### Your objective
Starting from the top of the material, restate each line exactly until the line that contains "const aYLowerTicks = ['10','15'];", which is also copied. Pictures are excluded.

### Dataset section
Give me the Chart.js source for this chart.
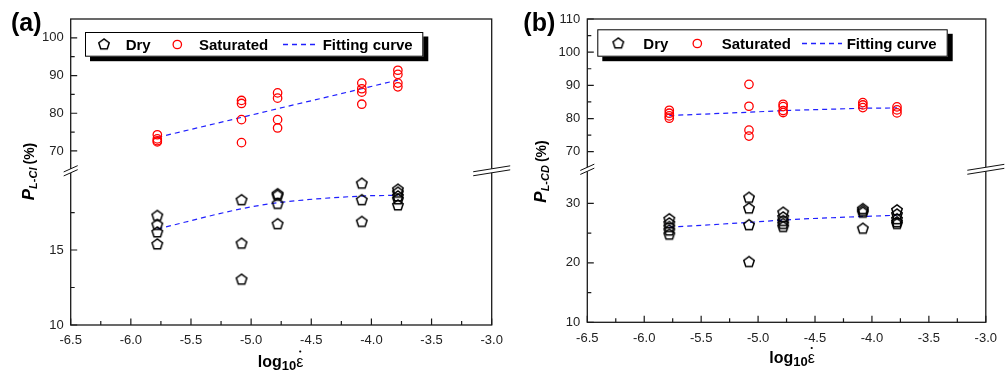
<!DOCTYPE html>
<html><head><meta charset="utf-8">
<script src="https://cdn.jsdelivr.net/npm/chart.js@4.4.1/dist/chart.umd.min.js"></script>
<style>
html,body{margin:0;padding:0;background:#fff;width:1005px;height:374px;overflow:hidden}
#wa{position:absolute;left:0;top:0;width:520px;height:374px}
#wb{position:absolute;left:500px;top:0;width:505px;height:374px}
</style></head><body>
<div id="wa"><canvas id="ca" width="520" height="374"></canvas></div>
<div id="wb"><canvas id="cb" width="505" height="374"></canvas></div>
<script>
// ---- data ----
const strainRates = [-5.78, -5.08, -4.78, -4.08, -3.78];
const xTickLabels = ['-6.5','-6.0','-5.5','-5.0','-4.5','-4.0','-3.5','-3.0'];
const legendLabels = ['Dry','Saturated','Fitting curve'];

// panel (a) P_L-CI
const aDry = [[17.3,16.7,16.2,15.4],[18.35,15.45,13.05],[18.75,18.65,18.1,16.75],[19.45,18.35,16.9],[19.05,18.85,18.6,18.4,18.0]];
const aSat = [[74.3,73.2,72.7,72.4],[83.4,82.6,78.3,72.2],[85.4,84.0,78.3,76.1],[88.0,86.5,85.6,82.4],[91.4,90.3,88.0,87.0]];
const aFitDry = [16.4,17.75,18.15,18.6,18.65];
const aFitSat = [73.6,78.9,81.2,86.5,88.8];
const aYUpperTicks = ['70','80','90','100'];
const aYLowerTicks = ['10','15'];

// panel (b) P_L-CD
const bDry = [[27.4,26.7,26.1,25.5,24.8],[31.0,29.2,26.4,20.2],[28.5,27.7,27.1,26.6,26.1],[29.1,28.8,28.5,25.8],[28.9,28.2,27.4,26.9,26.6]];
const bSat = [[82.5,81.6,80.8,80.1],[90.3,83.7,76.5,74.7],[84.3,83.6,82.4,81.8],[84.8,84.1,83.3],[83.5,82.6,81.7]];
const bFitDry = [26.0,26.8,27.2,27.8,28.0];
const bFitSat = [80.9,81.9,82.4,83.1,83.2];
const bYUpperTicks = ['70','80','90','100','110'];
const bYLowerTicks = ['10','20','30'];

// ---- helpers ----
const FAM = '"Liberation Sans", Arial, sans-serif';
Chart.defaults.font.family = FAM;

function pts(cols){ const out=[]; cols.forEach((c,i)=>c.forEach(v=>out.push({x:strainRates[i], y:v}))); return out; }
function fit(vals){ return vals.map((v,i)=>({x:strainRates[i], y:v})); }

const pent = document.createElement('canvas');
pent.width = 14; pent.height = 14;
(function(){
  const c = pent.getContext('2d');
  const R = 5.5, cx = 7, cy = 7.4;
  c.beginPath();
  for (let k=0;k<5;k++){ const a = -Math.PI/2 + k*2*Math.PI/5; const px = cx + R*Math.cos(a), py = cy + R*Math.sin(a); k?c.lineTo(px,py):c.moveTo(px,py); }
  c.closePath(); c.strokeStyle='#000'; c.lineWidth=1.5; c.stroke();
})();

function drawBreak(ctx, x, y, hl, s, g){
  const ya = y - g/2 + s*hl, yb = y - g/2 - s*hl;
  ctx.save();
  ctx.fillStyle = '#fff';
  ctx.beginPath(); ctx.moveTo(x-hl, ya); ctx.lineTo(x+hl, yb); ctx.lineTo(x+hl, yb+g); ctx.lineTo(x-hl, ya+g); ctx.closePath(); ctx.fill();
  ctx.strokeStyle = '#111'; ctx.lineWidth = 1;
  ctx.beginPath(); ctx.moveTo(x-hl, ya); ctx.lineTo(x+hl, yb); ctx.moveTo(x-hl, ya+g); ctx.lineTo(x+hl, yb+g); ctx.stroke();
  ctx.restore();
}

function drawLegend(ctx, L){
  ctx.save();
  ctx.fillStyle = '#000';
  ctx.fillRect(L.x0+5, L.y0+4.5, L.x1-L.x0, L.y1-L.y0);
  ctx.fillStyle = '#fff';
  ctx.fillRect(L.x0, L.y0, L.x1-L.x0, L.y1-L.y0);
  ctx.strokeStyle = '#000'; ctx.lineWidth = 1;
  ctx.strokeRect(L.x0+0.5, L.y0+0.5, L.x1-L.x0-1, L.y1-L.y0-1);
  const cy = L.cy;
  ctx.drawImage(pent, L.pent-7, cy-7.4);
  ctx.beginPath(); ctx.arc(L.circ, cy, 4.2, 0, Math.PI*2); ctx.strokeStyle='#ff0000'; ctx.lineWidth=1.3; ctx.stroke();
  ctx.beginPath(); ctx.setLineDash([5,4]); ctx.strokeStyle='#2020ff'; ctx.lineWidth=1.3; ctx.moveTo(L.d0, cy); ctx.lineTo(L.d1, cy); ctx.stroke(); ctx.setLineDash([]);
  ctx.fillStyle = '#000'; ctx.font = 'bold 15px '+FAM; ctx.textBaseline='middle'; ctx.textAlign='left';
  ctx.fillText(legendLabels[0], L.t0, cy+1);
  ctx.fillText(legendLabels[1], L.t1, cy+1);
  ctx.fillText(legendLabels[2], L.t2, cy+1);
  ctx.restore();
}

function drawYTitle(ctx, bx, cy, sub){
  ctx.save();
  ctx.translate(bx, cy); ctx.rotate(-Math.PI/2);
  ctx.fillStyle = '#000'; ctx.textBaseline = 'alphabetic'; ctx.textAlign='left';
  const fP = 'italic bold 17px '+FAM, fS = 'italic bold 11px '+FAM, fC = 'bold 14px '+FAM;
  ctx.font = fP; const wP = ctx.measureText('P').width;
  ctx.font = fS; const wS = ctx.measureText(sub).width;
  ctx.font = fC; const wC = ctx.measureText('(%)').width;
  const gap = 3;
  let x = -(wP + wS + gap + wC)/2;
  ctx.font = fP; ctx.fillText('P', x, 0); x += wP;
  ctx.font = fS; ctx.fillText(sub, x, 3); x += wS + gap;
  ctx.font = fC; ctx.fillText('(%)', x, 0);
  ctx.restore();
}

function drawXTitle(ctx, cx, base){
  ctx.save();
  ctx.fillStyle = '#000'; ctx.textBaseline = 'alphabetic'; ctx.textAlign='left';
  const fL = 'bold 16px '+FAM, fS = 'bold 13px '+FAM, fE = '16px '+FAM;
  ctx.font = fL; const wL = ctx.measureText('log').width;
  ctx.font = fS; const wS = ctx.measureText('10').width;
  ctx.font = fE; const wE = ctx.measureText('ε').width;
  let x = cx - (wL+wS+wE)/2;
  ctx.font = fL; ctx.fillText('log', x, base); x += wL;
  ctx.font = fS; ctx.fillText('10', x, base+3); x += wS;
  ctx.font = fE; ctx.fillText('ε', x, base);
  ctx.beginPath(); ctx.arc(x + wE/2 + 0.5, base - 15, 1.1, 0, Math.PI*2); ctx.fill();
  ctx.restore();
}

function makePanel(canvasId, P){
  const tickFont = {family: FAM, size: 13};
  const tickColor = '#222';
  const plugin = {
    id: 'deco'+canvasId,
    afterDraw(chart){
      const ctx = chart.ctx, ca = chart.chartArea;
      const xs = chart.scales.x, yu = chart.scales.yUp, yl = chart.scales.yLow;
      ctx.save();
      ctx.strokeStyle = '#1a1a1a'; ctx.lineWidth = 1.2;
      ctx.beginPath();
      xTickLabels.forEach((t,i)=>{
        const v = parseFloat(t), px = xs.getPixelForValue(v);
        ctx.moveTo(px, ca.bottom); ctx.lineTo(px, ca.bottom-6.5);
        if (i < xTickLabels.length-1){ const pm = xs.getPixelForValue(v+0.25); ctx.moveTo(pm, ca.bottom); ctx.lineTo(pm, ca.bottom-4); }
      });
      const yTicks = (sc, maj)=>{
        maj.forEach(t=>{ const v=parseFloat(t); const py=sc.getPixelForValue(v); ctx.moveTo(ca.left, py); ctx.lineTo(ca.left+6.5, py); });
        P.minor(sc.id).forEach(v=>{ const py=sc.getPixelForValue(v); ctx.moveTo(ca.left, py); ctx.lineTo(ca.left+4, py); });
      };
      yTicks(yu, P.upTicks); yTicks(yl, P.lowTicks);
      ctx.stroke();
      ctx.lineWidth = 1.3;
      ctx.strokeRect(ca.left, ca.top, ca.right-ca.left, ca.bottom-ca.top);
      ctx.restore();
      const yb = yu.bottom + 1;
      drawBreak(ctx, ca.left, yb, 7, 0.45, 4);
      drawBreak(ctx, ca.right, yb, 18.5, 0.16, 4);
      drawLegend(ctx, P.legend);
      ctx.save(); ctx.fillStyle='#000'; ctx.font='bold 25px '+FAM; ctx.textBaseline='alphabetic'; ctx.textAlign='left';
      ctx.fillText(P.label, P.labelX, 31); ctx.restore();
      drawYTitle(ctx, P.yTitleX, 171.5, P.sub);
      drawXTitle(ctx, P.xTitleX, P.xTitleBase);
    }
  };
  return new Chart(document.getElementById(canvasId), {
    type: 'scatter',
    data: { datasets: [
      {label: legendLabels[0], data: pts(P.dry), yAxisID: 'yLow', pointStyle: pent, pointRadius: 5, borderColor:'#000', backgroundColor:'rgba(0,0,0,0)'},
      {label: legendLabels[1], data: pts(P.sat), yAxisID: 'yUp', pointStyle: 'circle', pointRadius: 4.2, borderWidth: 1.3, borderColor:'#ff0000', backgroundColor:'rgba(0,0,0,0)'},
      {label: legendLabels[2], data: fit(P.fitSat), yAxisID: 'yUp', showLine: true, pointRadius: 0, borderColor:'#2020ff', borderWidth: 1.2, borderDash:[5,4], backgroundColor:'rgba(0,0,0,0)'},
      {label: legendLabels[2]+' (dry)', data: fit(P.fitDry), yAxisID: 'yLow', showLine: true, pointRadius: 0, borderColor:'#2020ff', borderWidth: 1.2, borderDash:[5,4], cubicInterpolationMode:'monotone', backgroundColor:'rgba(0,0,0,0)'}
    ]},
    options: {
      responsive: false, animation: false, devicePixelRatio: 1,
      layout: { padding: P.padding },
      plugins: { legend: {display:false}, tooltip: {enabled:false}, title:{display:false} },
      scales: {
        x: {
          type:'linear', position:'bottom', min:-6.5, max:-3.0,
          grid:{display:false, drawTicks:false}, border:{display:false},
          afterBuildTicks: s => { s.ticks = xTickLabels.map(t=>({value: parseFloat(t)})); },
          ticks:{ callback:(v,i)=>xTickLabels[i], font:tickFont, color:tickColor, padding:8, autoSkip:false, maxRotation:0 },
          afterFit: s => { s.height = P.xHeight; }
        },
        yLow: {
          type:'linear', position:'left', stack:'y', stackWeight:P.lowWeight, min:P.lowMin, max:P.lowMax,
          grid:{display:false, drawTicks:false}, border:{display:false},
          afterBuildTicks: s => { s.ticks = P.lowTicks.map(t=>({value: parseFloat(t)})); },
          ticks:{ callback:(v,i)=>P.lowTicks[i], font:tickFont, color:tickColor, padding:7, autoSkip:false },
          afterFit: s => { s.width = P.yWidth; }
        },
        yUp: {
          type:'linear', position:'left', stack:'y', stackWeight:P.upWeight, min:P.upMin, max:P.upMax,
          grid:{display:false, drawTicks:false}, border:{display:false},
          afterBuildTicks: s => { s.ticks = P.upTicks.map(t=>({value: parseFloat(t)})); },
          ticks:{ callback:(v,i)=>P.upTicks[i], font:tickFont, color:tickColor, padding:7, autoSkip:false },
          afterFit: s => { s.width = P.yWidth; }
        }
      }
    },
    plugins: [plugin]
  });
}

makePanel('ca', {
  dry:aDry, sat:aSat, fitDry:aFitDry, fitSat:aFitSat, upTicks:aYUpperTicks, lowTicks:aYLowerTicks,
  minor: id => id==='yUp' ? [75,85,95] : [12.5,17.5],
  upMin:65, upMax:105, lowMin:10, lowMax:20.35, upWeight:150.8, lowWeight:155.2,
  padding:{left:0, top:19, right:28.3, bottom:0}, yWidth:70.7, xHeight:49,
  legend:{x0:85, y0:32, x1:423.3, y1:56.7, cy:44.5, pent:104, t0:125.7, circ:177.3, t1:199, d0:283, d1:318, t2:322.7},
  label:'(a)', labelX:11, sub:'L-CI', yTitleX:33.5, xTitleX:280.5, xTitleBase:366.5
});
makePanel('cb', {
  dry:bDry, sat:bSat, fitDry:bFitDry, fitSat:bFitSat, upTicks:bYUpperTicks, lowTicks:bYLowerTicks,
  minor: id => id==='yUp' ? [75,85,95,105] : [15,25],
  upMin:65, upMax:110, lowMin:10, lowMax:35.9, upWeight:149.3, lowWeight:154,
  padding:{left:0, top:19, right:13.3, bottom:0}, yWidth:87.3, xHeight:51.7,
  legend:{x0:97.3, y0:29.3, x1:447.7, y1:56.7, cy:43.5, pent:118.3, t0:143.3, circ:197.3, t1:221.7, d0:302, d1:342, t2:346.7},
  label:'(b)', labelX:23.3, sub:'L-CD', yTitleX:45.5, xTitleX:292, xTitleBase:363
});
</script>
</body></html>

### Solution for this task
Give me the Chart.js source for this chart.
<!DOCTYPE html>
<html><head><meta charset="utf-8">
<script src="https://cdn.jsdelivr.net/npm/chart.js@4.4.1/dist/chart.umd.min.js"></script>
<style>
html,body{margin:0;padding:0;background:#fff;width:1005px;height:374px;overflow:hidden}
#wa{position:absolute;left:0;top:0;width:520px;height:374px}
#wb{position:absolute;left:500px;top:0;width:505px;height:374px}
</style></head><body>
<div id="wa"><canvas id="ca" width="520" height="374"></canvas></div>
<div id="wb"><canvas id="cb" width="505" height="374"></canvas></div>
<script>
// ---- data ----
const strainRates = [-5.78, -5.08, -4.78, -4.08, -3.78];
const xTickLabels = ['-6.5','-6.0','-5.5','-5.0','-4.5','-4.0','-3.5','-3.0'];
const legendLabels = ['Dry','Saturated','Fitting curve'];

// panel (a) P_L-CI
const aDry = [[17.3,16.7,16.2,15.4],[18.35,15.45,13.05],[18.75,18.65,18.1,16.75],[19.45,18.35,16.9],[19.05,18.85,18.6,18.4,18.0]];
const aSat = [[74.3,73.2,72.7,72.4],[83.4,82.6,78.3,72.2],[85.4,84.0,78.3,76.1],[88.0,86.5,85.6,82.4],[91.4,90.3,88.0,87.0]];
const aFitDry = [16.4,17.75,18.15,18.6,18.65];
const aFitSat = [73.6,78.9,81.2,86.5,88.8];
const aYUpperTicks = ['70','80','90','100'];
const aYLowerTicks = ['10','15'];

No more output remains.